Toujours est-il que Miles parvient je trouve à rendre visuellement le sentiment, l’émotion du jazz : inattendu, abstraction et variations en tous genres sont bien la marque de ce style musical, que l’on retrouve dans les pochettes du label Blue Note.
Une richesse typographique
Il pourrait sembler à première vue facile de résumer la place de la typo dans le travail de Miles, mais en observant plus en détail les multiples pochettes qu’il a créé, son utilisation de la typographie est très diversifiée. Sur certains albums, il utilise des linéales étroites et épaisses, assez impactantes même en petit corps, qui jouent avec les grandes photos d’arrière-plan. Mais dans bien d’autres cas il n’hésite pas à s’approprier la typo et à la déformer, la recouper, pour l’utiliser comme un objet graphique à part entière. Dans ce genre, certains albums sont assez remarquables, par exemple Us Three de Horace Parlan, ou encore It’s Time de Jackie McLean, dans lequel le point d’exclamation devient un motif.

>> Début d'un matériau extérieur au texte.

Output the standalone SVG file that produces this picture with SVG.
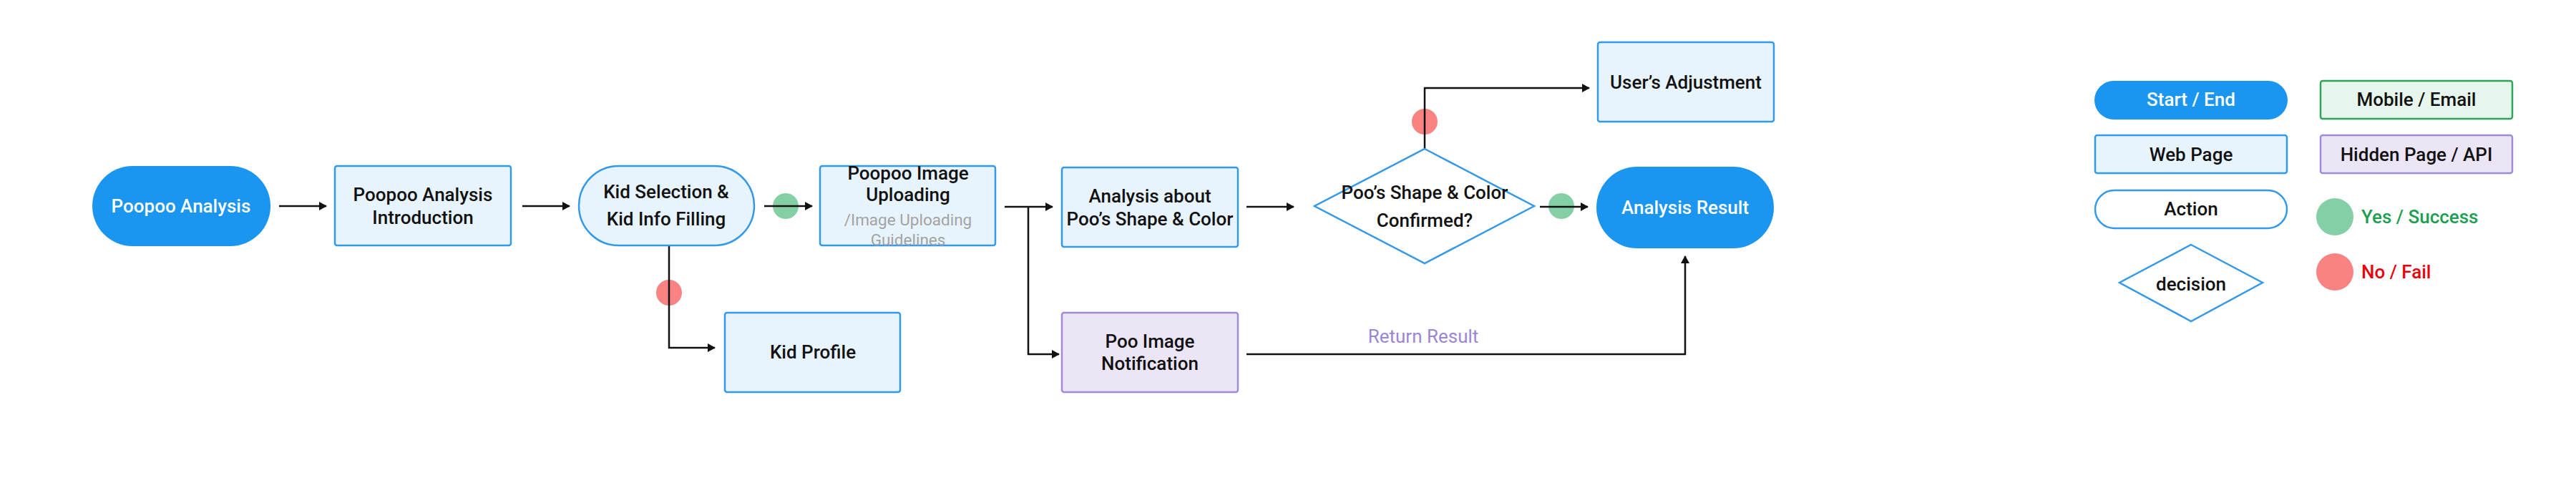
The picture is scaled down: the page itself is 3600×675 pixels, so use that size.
<svg xmlns="http://www.w3.org/2000/svg" width="3600" height="675" viewBox="0 0 3600 675">
<style>
text{font-family:Roboto,"Liberation Sans",sans-serif;font-size:26px;font-weight:500;text-anchor:middle;fill:#111}
.w{fill:#fff}
.start{fill:#1a95f0}
.web{fill:#e8f4fd;stroke:#3399e8;stroke-width:2.5}
.act{fill:#e8f4fd;stroke:#3399e8;stroke-width:2.5}
.act2{fill:#fff;stroke:#3399e8;stroke-width:2.5}
.hid{fill:#ebe5f6;stroke:#a18bd3;stroke-width:2.5}
.mob{fill:#e6f6ec;stroke:#2fa55a;stroke-width:2.5}
.dec{fill:#fff;stroke:#3399e8;stroke-width:2.5}
.g{fill:#84cfa5}
.r{fill:#f98282}
.gray{fill:#a3a3a3;font-size:22.5px;font-weight:400}
.ln{fill:none;stroke:#111;stroke-width:2.5}
</style>
<defs>
<marker id="ah" markerWidth="12" markerHeight="12" refX="10" refY="6" orient="auto" markerUnits="userSpaceOnUse">
<path d="M0,0 L11,6 L0,12 Z" fill="#111"/>
</marker>
</defs>
<rect width="3600" height="675" fill="#fff"/>

<g id="connectors">
<circle class="g" cx="1098" cy="288" r="18"/>
<circle class="r" cx="935" cy="409" r="18"/>
<circle class="g" cx="2182" cy="288" r="18"/>
<circle class="r" cx="1991" cy="170" r="18"/>
<line class="ln" x1="390" y1="288" x2="456" y2="288" marker-end="url(#ah)"/>
<line class="ln" x1="730" y1="288" x2="796" y2="288" marker-end="url(#ah)"/>
<line class="ln" x1="1068" y1="288" x2="1135" y2="288" marker-end="url(#ah)"/>
<path class="ln" d="M935,344 V486 H999" marker-end="url(#ah)"/>
<line class="ln" x1="1404" y1="289" x2="1471" y2="289" marker-end="url(#ah)"/>
<path class="ln" d="M1437,289 V495 H1480" marker-end="url(#ah)"/>
<line class="ln" x1="1742" y1="289" x2="1808" y2="289" marker-end="url(#ah)"/>
<line class="ln" x1="2152" y1="289" x2="2219" y2="289" marker-end="url(#ah)"/>
<path class="ln" d="M1991,208 V123 H2221" marker-end="url(#ah)"/>
<path class="ln" d="M1742,495 H2355 V358" marker-end="url(#ah)"/>
<text x="1989" y="479" style="fill:#9c86d4;font-weight:400">Return Result</text>
</g>

<g id="start">
<rect class="start" x="129" y="232" width="249" height="112" rx="56"/>
<text class="w" x="253" y="297">Poopoo Analysis</text>
</g>
<g id="intro">
<rect class="web" x="468" y="232" width="246" height="111" rx="3"/>
<text x="591" y="281">Poopoo Analysis</text>
<text x="591" y="313">Introduction</text>
</g>
<g id="kid-selection">
<rect class="act" x="809" y="232" width="245" height="111" rx="55.5"/>
<text x="931" y="277">Kid Selection &amp;</text>
<text x="931" y="315">Kid Info Filling</text>
</g>
<g id="upload">
<rect class="web" x="1146" y="232" width="245" height="111" rx="3"/>
<text x="1269" y="251">Poopoo Image</text>
<text x="1269" y="281">Uploading</text>
<text class="gray" x="1269" y="315">/Image Uploading</text>
<text class="gray" x="1269" y="343">Guidelines</text>
</g>
<g id="kid-profile">
<rect class="web" x="1013" y="437" width="245" height="111" rx="3"/>
<text x="1136" y="501">Kid Profile</text>
</g>
<g id="analysis">
<rect class="web" x="1484" y="234" width="246" height="111" rx="3"/>
<text x="1607" y="283">Analysis about</text>
<text x="1607" y="315">Poo’s Shape &amp; Color</text>
</g>
<g id="notification">
<rect class="hid" x="1484" y="437" width="246" height="111" rx="3"/>
<text x="1607" y="486">Poo Image</text>
<text x="1607" y="517">Notification</text>
</g>
<g id="decision">
<path class="dec" d="M1991,208 L2144,288 L1991,368 L1837,288 Z"/>
<text x="1991" y="278">Poo’s Shape &amp; Color</text>
<text x="1991" y="317">Confirmed?</text>
</g>
<g id="adjustment">
<rect class="web" x="2233" y="59" width="246" height="111" rx="3"/>
<text x="2356" y="124">User’s Adjustment</text>
</g>
<g id="result">
<rect class="start" x="2231" y="233" width="248" height="114" rx="57"/>
<text class="w" x="2355" y="299">Analysis Result</text>
</g>

<g id="legend">
<rect class="start" x="2927" y="113" width="270" height="54" rx="27"/>
<text class="w" x="3062" y="148">Start / End</text>
<rect class="mob" x="3243" y="113" width="268" height="53" rx="3"/>
<text x="3377" y="148">Mobile / Email</text>
<rect class="web" x="2928" y="189" width="268" height="53" rx="3"/>
<text x="3062" y="225">Web Page</text>
<rect class="hid" x="3243" y="189" width="268" height="53" rx="3"/>
<text x="3377" y="225">Hidden Page / API</text>
<rect class="act2" x="2928" y="266" width="268" height="53" rx="26.5"/>
<text x="3062" y="301">Action</text>
<path class="dec" d="M3062,342 L3162,395 L3062,449 L2962,395 Z"/>
<text x="3062" y="406">decision</text>
<circle class="g" cx="3263" cy="303" r="26"/>
<text x="3300" y="312" style="text-anchor:start;fill:#1e9e50">Yes / Success</text>
<circle class="r" cx="3263" cy="380" r="26"/>
<text x="3300" y="389" style="text-anchor:start;fill:#e8000b">No / Fail</text>
</g>
</svg>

Ces réflexions sur le travail de Reid Miles sont bien sûr à relativiser, à ré-examiner car il est toujours un peu réducteur de définir le style d’un artiste ou d’un graphiste à travers quelques grandes caractéristiques. Mais je pense que ces éléments ont vraiment participé à créer un style assez unique, à donner une image, une couleur au jazz de cette époque. Pour finir sur une note amusante, j’ai lu dans plusieurs articles que Reid Miles n’aimait pas vraiment le jazz, mais préférait plutôt la musique classique. Vrai ou faux, son travail reste en tous cas dans les esprits de beaucoup d’amateurs comme une partie importante de leur culture.